Catherine Pringle is hardly the first cyclist to develop a set of rules for cycle touring. She is simply following in a long tradition that stretches back to Paul de Vivie, the Frenchman who first coined the term cyclotouriste.
De Vivie (1853-1930), the founder in 1889 of the magazine Le Cycliste, was an early advocate of cycle touring. Writing under the pen name Vélocio, he wrote vividly about his many tours. The extract below, one of my favourite quotes about cycling, is an example of his work:
After a long day on my bicycle, I feel refreshed, cleansed, purified. I feel that I have established contact with my environment and that I am at peace. On days like that I am permeated with a profound gratitude for my bicycle. Even if I did not enjoy riding, I would still do it for my peace of mind. What a wonderful tonic to be exposed to bright sunshine, drenching rain, choking dust, dripping fog, rigid air, punishing winds …

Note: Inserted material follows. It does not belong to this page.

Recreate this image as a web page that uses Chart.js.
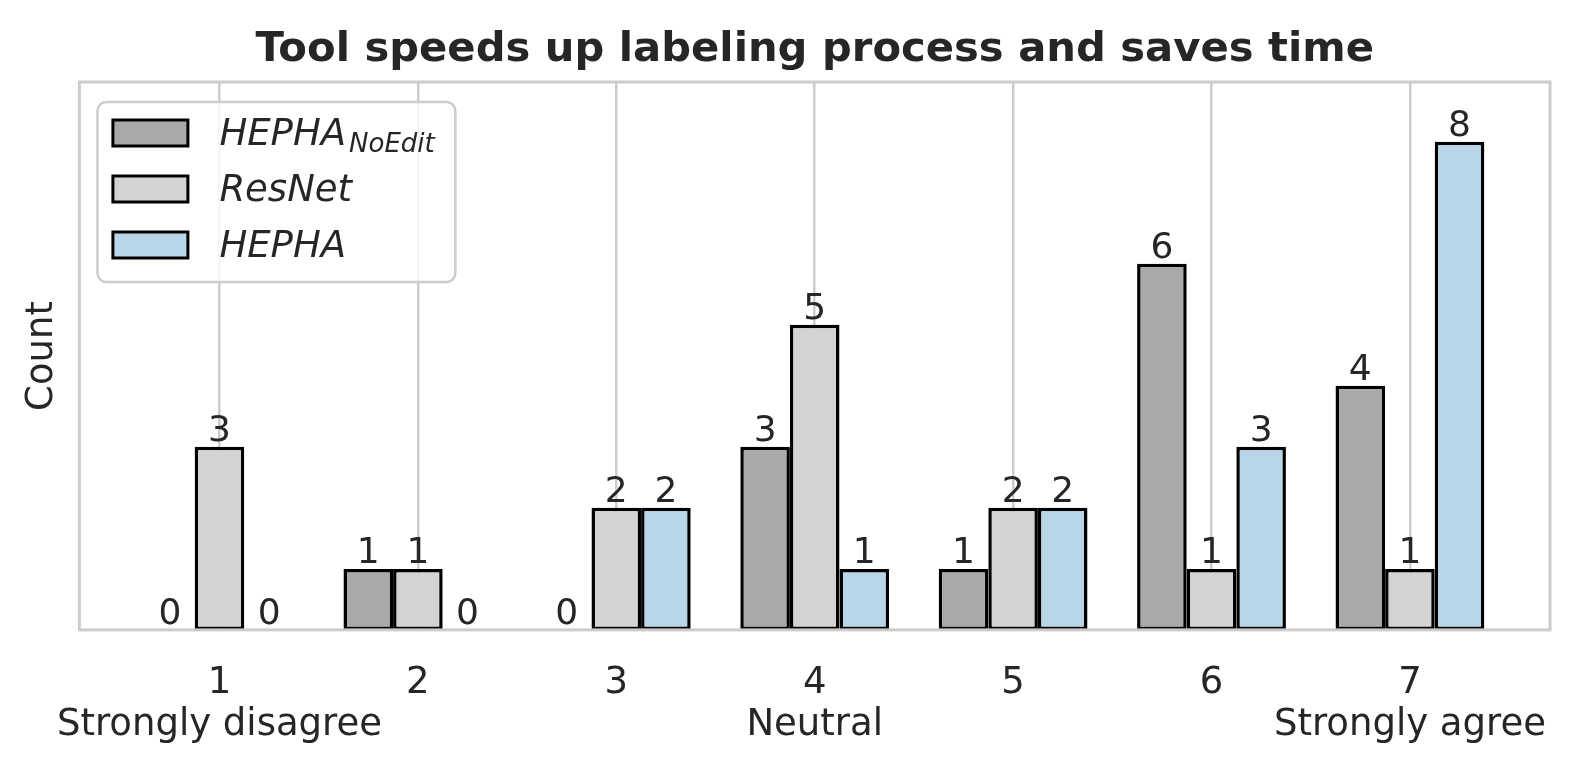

De Vivie pioneered the use of multiple gears on bicycles and is credited with inventing derailleur gears. Surprisingly this wasn’t a universally welcomed development. Henri Desgrange, organiser of the Tour de France, thought that ‘variable gears are fit only for people over 45’. Unperturbed, de Vivie happily rode every morning up the col de la République outside St-Étienne, just for the joy of passing riders who had only one gear.
Drawing on his experience of cycle touring, de Vivie developed his seven commandments for the wise cyclist:
- Keep your stops short and few in order to maintain your rhythm
- Eat before you’re hungry and drink before you’re thirsty
- Never ride to the point of exhaustion so that you can’t eat or sleep
- Add a layer before you are cold, peel off before you are hot
- Don’t drink wine, smoke or eat meat on tour
- Never force the pace, especially in the first hours
- Never ride out of vanity, don’t be a show off.
Over the course of Peloton of Two, Catherine carves a trail of destruction through most of Vélocio’s rules. But rules are personal things and, as Catherine says when she lists her own laws of cycle touring, ‘Rules are made to be broken, aren’t they?’